Wilson’s wartime experience helped to cultivate this interest in geomorphology. After extensive hospitalization following wounds sustained at Normandy with the Third Armored Spearhead Division, he was assigned as an instructor in Military Intelligence at the Command and Staff College of Ft. Leavenworth, Kansas. As a part of his lectures, he emphasized the importance of geology in the analysis of enemy terrain, eventually publishing an article titled “Geology, The Fourth Dimension of Terrain.” The important thread of surface geology is one that binds Wilson’s geologic and military history together.
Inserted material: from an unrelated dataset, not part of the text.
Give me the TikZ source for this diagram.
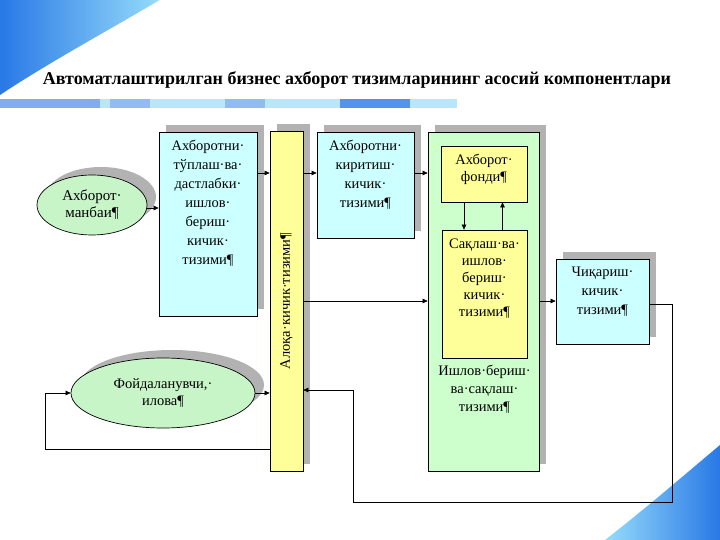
\documentclass[tikz,border=0pt]{standalone}
\usepackage{fontspec}
\setmainfont{Liberation Serif}
\usetikzlibrary{shapes.geometric,shadows,arrows.meta}
\definecolor{boxcyan}{RGB}{204,255,255}
\definecolor{boxgreen}{RGB}{204,255,204}
\definecolor{boxyellow}{RGB}{255,255,153}
\definecolor{ovalgreen}{RGB}{200,245,200}
\definecolor{shadegray}{RGB}{178,178,178}
\definecolor{decoblue}{RGB}{40,120,230}
\definecolor{decolight}{RGB}{150,220,250}
\begin{document}
\begin{tikzpicture}[x=1pt,y=-1pt,
  subsys/.style={draw=black,line width=0.7pt,inner sep=0pt,
    general shadow={fill=shadegray,shadow xshift=7pt,shadow yshift=7pt}},
  oval/.style={ellipse,draw=black,line width=0.7pt,fill=ovalgreen,inner sep=0pt,align=center,
    font=\fontsize{14.5}{17}\selectfont,
    general shadow={fill=shadegray,shadow xshift=9pt,shadow yshift=8pt}},
  lbl/.style={align=center,inner sep=0pt,anchor=north,font=\fontsize{14.5}{17}\selectfont},
  arr/.style={-{Triangle[length=5pt,width=4.5pt]},line width=0.6pt}]
\useasboundingbox (0,0) rectangle (720,540);
% background corners
\shade[left color=decoblue,right color=decolight] (0,0) -- (160,0) .. controls (100,35) and (45,65) .. (0,95) -- cycle;
\draw[white,line width=2pt] (162,0) .. controls (100,38) and (45,68) .. (0,100);
\draw[white,line width=1pt] (190,0) .. controls (120,40) and (60,70) .. (10,110);
\shade[left color=decolight,right color=decoblue] (720,445) .. controls (690,470) and (650,505) .. (605,540) -- (720,540) -- cycle;
\draw[white,line width=2pt] (720,440) .. controls (690,466) and (650,500) .. (600,540);
% title stripe
\fill[decolight!70] (0,99) rectangle (457,108);
\fill[decoblue!60] (0,99) rectangle (100,108);
\fill[decoblue!50] (110,99) rectangle (150,108);
\fill[decoblue!50] (225,99) rectangle (265,108);
\fill[decoblue!80] (340,99) rectangle (410,108);
\node[font=\bfseries\fontsize{18}{21}\selectfont] (title) at (357,80) {Автоматлаштирилган бизнес ахборот тизимларининг асосий компонентлари};

% blocks
\node[oval,minimum width=110,minimum height=60,font=\fontsize{15}{17}\selectfont] (src) at (92,205) {Ахборот·\\манбаи¶};
\node[subsys,fill=boxcyan,minimum width=98,minimum height=184] (collect) at (208,224) {};
\node[lbl,font=\fontsize{14.5}{19}\selectfont] (collect-t) at ([yshift=-8pt]collect.north) {Ахборотни·\\тўплаш·ва·\\дастлабки·\\ишлов·\\бериш·\\кичик·\\тизими¶};
\node[subsys,fill=boxyellow,minimum width=33,minimum height=340] (comm) at (286.5,301) {\rotatebox{90}{\fontsize{14.5}{17}\selectfont Алоқа·кичик·тизими¶}};
\node[subsys,fill=boxcyan,minimum width=97,minimum height=106] (input) at (365.5,185) {};
\node[lbl,font=\fontsize{14.5}{19}\selectfont] (input-t) at ([yshift=-8pt]input.north) {Ахборотни·\\киритиш·\\кичик·\\тизими¶};
\node[subsys,fill=boxgreen,minimum width=111,minimum height=339] (store) at (483.5,301.5) {};
\node[draw=black,line width=0.7pt,fill=boxyellow,minimum width=86,minimum height=56] (fund) at (484,174) {};
\node[lbl] (fund-t) at ([yshift=-8pt]fund.north) {Ахборот·\\фонди¶};
\node[draw=black,line width=0.7pt,fill=boxyellow,minimum width=85,minimum height=128] (proc) at (484.5,294) {};
\node[lbl] (proc-t) at ([yshift=-9pt]proc.north) {Сақлаш·ва·\\ишлов·\\бериш·\\кичик·\\тизими¶};
\node[lbl,font=\fontsize{14.5}{18}\selectfont] (store-t) at ([yshift=-7pt]proc.south) {Ишлов·бериш·\\ва·сақлаш·\\тизими¶};
\node[subsys,fill=boxcyan,minimum width=93,minimum height=85] (output) at (602.5,301.5) {};
\node[lbl,font=\fontsize{14.5}{19}\selectfont] (output-t) at ([yshift=-8pt]output.north) {Чиқариш·\\кичик·\\тизими¶};
\node[oval,minimum width=184,minimum height=70] (user) at (163,393) {Фойдаланувчи,·\\илова¶};

% connectors
\coordinate (row1) at (0,173);
\coordinate (row2) at (0,301);
\coordinate (fb1) at (672,502);
\coordinate (fb2) at (353,390);
\coordinate (fb3) at (45,449);
\draw[arr] ([yshift=-3pt]src.east) -- ([yshift=-3pt]src.east -| collect.west);
\draw[arr] (collect.east |- row1) -- (comm.west |- row1);
\draw[arr] (comm.east |- row1) -- (input.west |- row1);
\draw[arr] (input.east |- row1) -- (store.west |- row1);
\draw[arr] ([xshift=-20pt]fund.south) -- ([xshift=-20pt]fund.south |- proc.north);
\draw[arr] ([xshift=18pt]proc.north) -- ([xshift=18pt]proc.north |- fund.south);
\draw[arr] (comm.east |- row2) -- (store.west |- row2);
\draw[arr] (store.east |- row2) -- (output.west |- row2);
\draw[line width=0.6pt] ([yshift=-3pt]output.east) -| (fb1) -| (fb2);
\draw[arr] (fb2) -- (comm.east |- fb2);
\draw[arr] (user.east) -- (user.east -| comm.west);
\draw[arr] (comm.west |- fb3) -- (fb3) |- (user.west);
\end{tikzpicture}
\end{document}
Jim Wilson is now in the process of compiling his geologic and personal memoirs for his family. He worked with his administrative assistant, Marguerite Bradford, receiving editorial help from his wife (now deceased), his two daughters, and his grandchildren, all of whom assisted in some fashion with his “Terroir” book. He is now compiling several fascinating volumes that describe, in a colorful, and often-humorous manner, what life in the oil patch was like during his career in the mid- to late 1900s. He has included an extensive supply of photographs, newspaper articles, and other memorabilia that enhance the historical fascination of his experiences. Having met his two daughters and one of his granddaughters, I know that they are thrilled to have these family records, but I cannot help but think that they would be of great interest to the geologic community at large!